- **TASK DETAILS**
Repeat every line of the data exactly, but not the pictures.

- **SUPPLIED DATA**

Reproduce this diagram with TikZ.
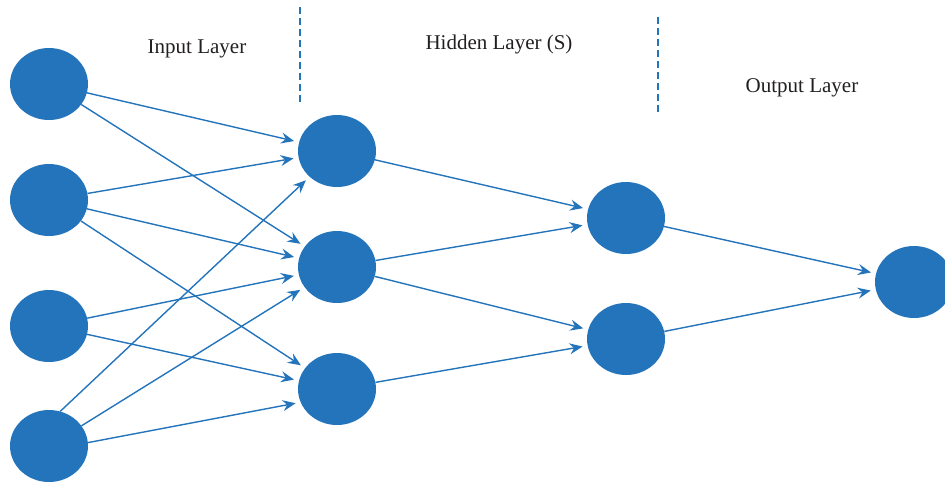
\documentclass[tikz,border=0pt]{standalone}
\usepackage{fontspec}
\setmainfont{Liberation Serif}
\usetikzlibrary{arrows.meta,shapes.geometric}
\definecolor{nnblue}{RGB}{36,116,187}
\definecolor{txtgray}{RGB}{35,31,32}
\begin{document}
\begin{tikzpicture}[
  neuron/.style={ellipse, fill=nnblue, minimum width=78pt, minimum height=72pt, inner sep=0pt},
  conn/.style={draw=nnblue, line width=1.4pt, -{Stealth[length=13pt,width=11pt,inset=4.5pt]}, shorten >=5pt},
  sepline/.style={draw=nnblue, line width=1.2pt, dash pattern=on 7pt off 4pt},
  lbl/.style={text=txtgray, font=\fontsize{21}{25}\selectfont, inner sep=0pt}]
\useasboundingbox (0pt,0pt) rectangle (945pt,-483pt);
% labels
\node[lbl] (tin) at (197pt,-49pt) {Input Layer};
\node[lbl] (thid) at (499pt,-44pt) {Hidden Layer (S)};
\node[lbl] (tout) at (802pt,-88pt) {Output Layer};
% separators
\coordinate (s1a) at (300pt,-7pt);
\coordinate (s1b) at (300pt,-103pt);
\coordinate (s2a) at (658pt,-17pt);
\coordinate (s2b) at (658pt,-113pt);
\draw[sepline] (s1a) -- (s1b);
\draw[sepline] (s2a) -- (s2b);
% neurons
\node[neuron] (i1) at (49pt,-84pt) {};
\node[neuron] (i2) at (49pt,-200pt) {};
\node[neuron] (i3) at (49pt,-326pt) {};
\node[neuron] (i4) at (49pt,-446pt) {};
\node[neuron] (h1) at (337pt,-151pt) {};
\node[neuron] (h2) at (337pt,-267pt) {};
\node[neuron] (h3) at (337pt,-389pt) {};
\node[neuron] (g1) at (626pt,-218pt) {};
\node[neuron] (g2) at (626pt,-339pt) {};
\node[neuron] (o) at (914pt,-282pt) {};
% connections input -> hidden 1
\draw[conn] (i1) -- (h1);
\draw[conn] (i1) -- (h2);
\draw[conn] (i2) -- (h1);
\draw[conn] (i2) -- (h2);
\draw[conn] (i2) -- (h3);
\draw[conn] (i3) -- (h2);
\draw[conn] (i3) -- (h3);
\draw[conn] (i4.72) -- (h1);
\draw[conn] (i4) -- (h2);
\draw[conn] (i4.5) -- (h3.200);
% hidden 1 -> hidden 2
\draw[conn] (h1) -- (g1);
\draw[conn] (h2) -- (g1);
\draw[conn] (h2) -- (g2);
\draw[conn] (h3) -- (g2);
% hidden 2 -> output
\draw[conn] (g1) -- (o);
\draw[conn] (g2) -- (o);
\end{tikzpicture}
\end{document}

- **WRITTEN SOLUTION**
Reproduce this diagram with TikZ.
\documentclass[tikz,border=0pt]{standalone}
\usepackage{fontspec}
\setmainfont{Liberation Serif}
\usetikzlibrary{arrows.meta,shapes.geometric}
\definecolor{nnblue}{RGB}{36,116,187}
\definecolor{txtgray}{RGB}{35,31,32}
\begin{document}
\begin{tikzpicture}[
  neuron/.style={ellipse, fill=nnblue, minimum width=78pt, minimum height=72pt, inner sep=0pt},
  conn/.style={draw=nnblue, line width=1.4pt, -{Stealth[length=13pt,width=11pt,inset=4.5pt]}, shorten >=5pt},
  sepline/.style={draw=nnblue, line width=1.2pt, dash pattern=on 7pt off 4pt},
  lbl/.style={text=txtgray, font=\fontsize{21}{25}\selectfont, inner sep=0pt}]
\useasboundingbox (0pt,0pt) rectangle (945pt,-483pt);
% labels
\node[lbl] (tin) at (197pt,-49pt) {Input Layer};
\node[lbl] (thid) at (499pt,-44pt) {Hidden Layer (S)};
\node[lbl] (tout) at (802pt,-88pt) {Output Layer};
% separators
\coordinate (s1a) at (300pt,-7pt);
\coordinate (s1b) at (300pt,-103pt);
\coordinate (s2a) at (658pt,-17pt);
\coordinate (s2b) at (658pt,-113pt);
\draw[sepline] (s1a) -- (s1b);
\draw[sepline] (s2a) -- (s2b);
% neurons
\node[neuron] (i1) at (49pt,-84pt) {};
\node[neuron] (i2) at (49pt,-200pt) {};
\node[neuron] (i3) at (49pt,-326pt) {};
\node[neuron] (i4) at (49pt,-446pt) {};
\node[neuron] (h1) at (337pt,-151pt) {};
\node[neuron] (h2) at (337pt,-267pt) {};
\node[neuron] (h3) at (337pt,-389pt) {};
\node[neuron] (g1) at (626pt,-218pt) {};
\node[neuron] (g2) at (626pt,-339pt) {};
\node[neuron] (o) at (914pt,-282pt) {};
% connections input -> hidden 1
\draw[conn] (i1) -- (h1);
\draw[conn] (i1) -- (h2);
\draw[conn] (i2) -- (h1);
\draw[conn] (i2) -- (h2);
\draw[conn] (i2) -- (h3);
\draw[conn] (i3) -- (h2);
\draw[conn] (i3) -- (h3);
\draw[conn] (i4.72) -- (h1);
\draw[conn] (i4) -- (h2);
\draw[conn] (i4.5) -- (h3.200);
% hidden 1 -> hidden 2
\draw[conn] (h1) -- (g1);
\draw[conn] (h2) -- (g1);
\draw[conn] (h2) -- (g2);
\draw[conn] (h3) -- (g2);
% hidden 2 -> output
\draw[conn] (g1) -- (o);
\draw[conn] (g2) -- (o);
\end{tikzpicture}
\end{document}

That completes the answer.